My six month old had learned to crawl in the past few weeks, and I'm certain that it has heightened her mama radar. She will not sleep for more than a couple of minutes without me right next to her. I used to put her in a crib for a couple of hours in the evening, but now I just can't. Same for nursing to sleep in bed and sneaking away.

Currently, I nurse her to sleep, then keep her sleeping in my lap while I work on the computer, read books, etc. Sometimes I do this in bed for naps during the day (when my older daughter will let me)- I can sit beside her and do some of my volunteer work on the computer, etc.

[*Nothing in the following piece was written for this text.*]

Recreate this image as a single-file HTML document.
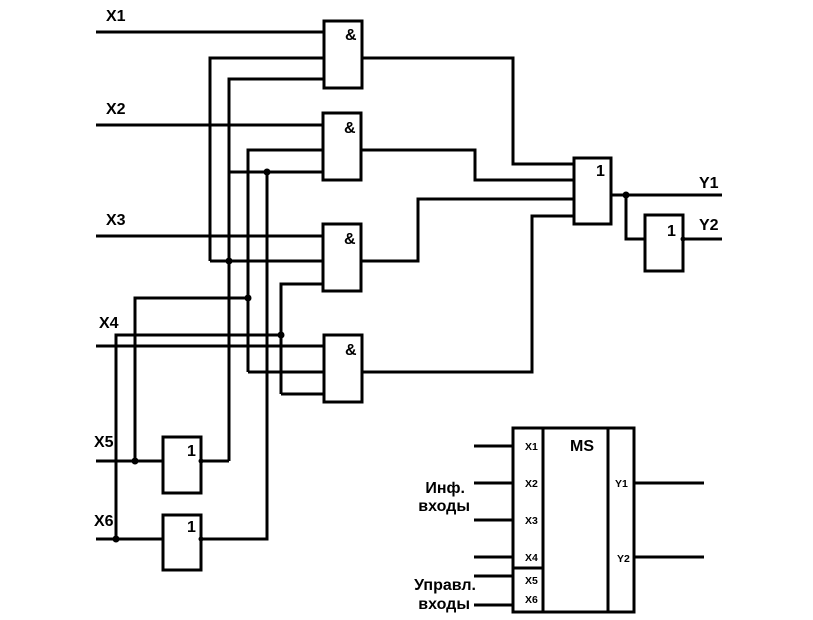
<!DOCTYPE html>
<html><head><meta charset="utf-8"><style>body{margin:0;background:#fff}</style></head><body>
<svg width="813" height="615" viewBox="0 0 813 615" xmlns="http://www.w3.org/2000/svg" font-family="Liberation Sans, sans-serif" font-weight="bold">
<g stroke="#000" stroke-width="3" fill="none">
<rect x="324" y="21" width="38" height="67"/>
<rect x="323" y="113" width="38" height="67"/>
<rect x="323" y="224" width="38" height="67"/>
<rect x="324" y="335" width="38" height="67"/>
<rect x="574" y="158" width="37" height="66"/>
<rect x="645" y="215" width="38" height="56"/>
<rect x="163" y="437" width="38" height="56"/>
<rect x="163" y="515" width="38" height="55"/>
<path d="M96 32H324M210 261V58H324M229 461V79H324"/>
<path d="M96 125H323M248 372V150H323M229 172H323"/>
<path d="M96 236H323M210 261H323M281 394V284H323"/>
<path d="M96 346H324M248 372H324M281 394H324"/>
<path d="M135 461V298H248M116 539V335H281"/>
<path d="M96 461H163M96 539H163M201 461H229M201 539H267V172"/>
<path d="M362 58H513V164H574M361 150H475V180H574M361 261H418V199H574M362 372H532V216H574"/>
<path d="M611 195H722M626 195V239H645M683 239H722"/>
<rect x="513" y="428" width="121" height="184"/>
<path d="M543 428V612M608 428V612M513 568H543"/>
<path d="M474 446H513M474 483H513M474 520H513M474 557H513M474 576H513M474 605H513M634 483H704M634 557H704"/>
</g>
<g fill="#000">
<circle cx="267" cy="172" r="3.5"/><circle cx="229" cy="261" r="3.5"/><circle cx="248" cy="298" r="3.5"/>
<circle cx="281" cy="335" r="3.5"/><circle cx="135" cy="461" r="3.5"/><circle cx="116" cy="539" r="3.5"/>
<circle cx="626" cy="195" r="3.5"/><circle cx="201" cy="461" r="2.5"/><circle cx="201" cy="539" r="2.5"/><circle cx="683" cy="239" r="2.5"/>
</g>
<g font-size="16">
<text x="106" y="21">X1</text><text x="106" y="114">X2</text><text x="106" y="225">X3</text>
<text x="99" y="328">X4</text><text x="94" y="447">X5</text><text x="94" y="526">X6</text>
<text x="699" y="188">Y1</text><text x="699" y="230">Y2</text>
<text x="345" y="40">&amp;</text><text x="344" y="133">&amp;</text><text x="344" y="244">&amp;</text><text x="345" y="355">&amp;</text>
<text x="596" y="176">1</text><text x="667" y="236">1</text><text x="187" y="456">1</text><text x="187" y="532">1</text>
<text x="570" y="451">MS</text>
</g>
<g font-size="10.5">
<text x="525" y="450">X1</text><text x="525" y="487">X2</text><text x="525" y="524">X3</text><text x="525" y="561">X4</text>
<text x="525" y="584">X5</text><text x="525" y="603">X6</text>
<text x="615" y="487">Y1</text><text x="617" y="562">Y2</text>
</g>
<g font-size="16" text-anchor="end">
<text x="465" y="493">Инф.</text><text x="470" y="511">входы</text>
<text x="476" y="590">Управл.</text><text x="470" y="609">входы</text>
</g>
</svg>
</body></html>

Sorry I don't have better advice- it sucks to be in conflict with your parents about the way you care for your son, and to not have the support you need.

Remembering that sleep comes and goes in phases helps me- next week or next month may be much better (and two months from now may be worse )
post #4 of 4
i have a six mo old too and a grad student, but i'm only away for two four hour days....but on those nights when im away during the day she eats ALL NIGHT LONG. i think part of it is that working has sort of broken the routine and she's making up for lost touch time....

i'm also wondering how your parents put LO to nap when you're gone. are they CIO during the day...that could make him more clingy at night i suppose...

just some thoughts. i know its hard to school and mother full time. you're doing a great job though!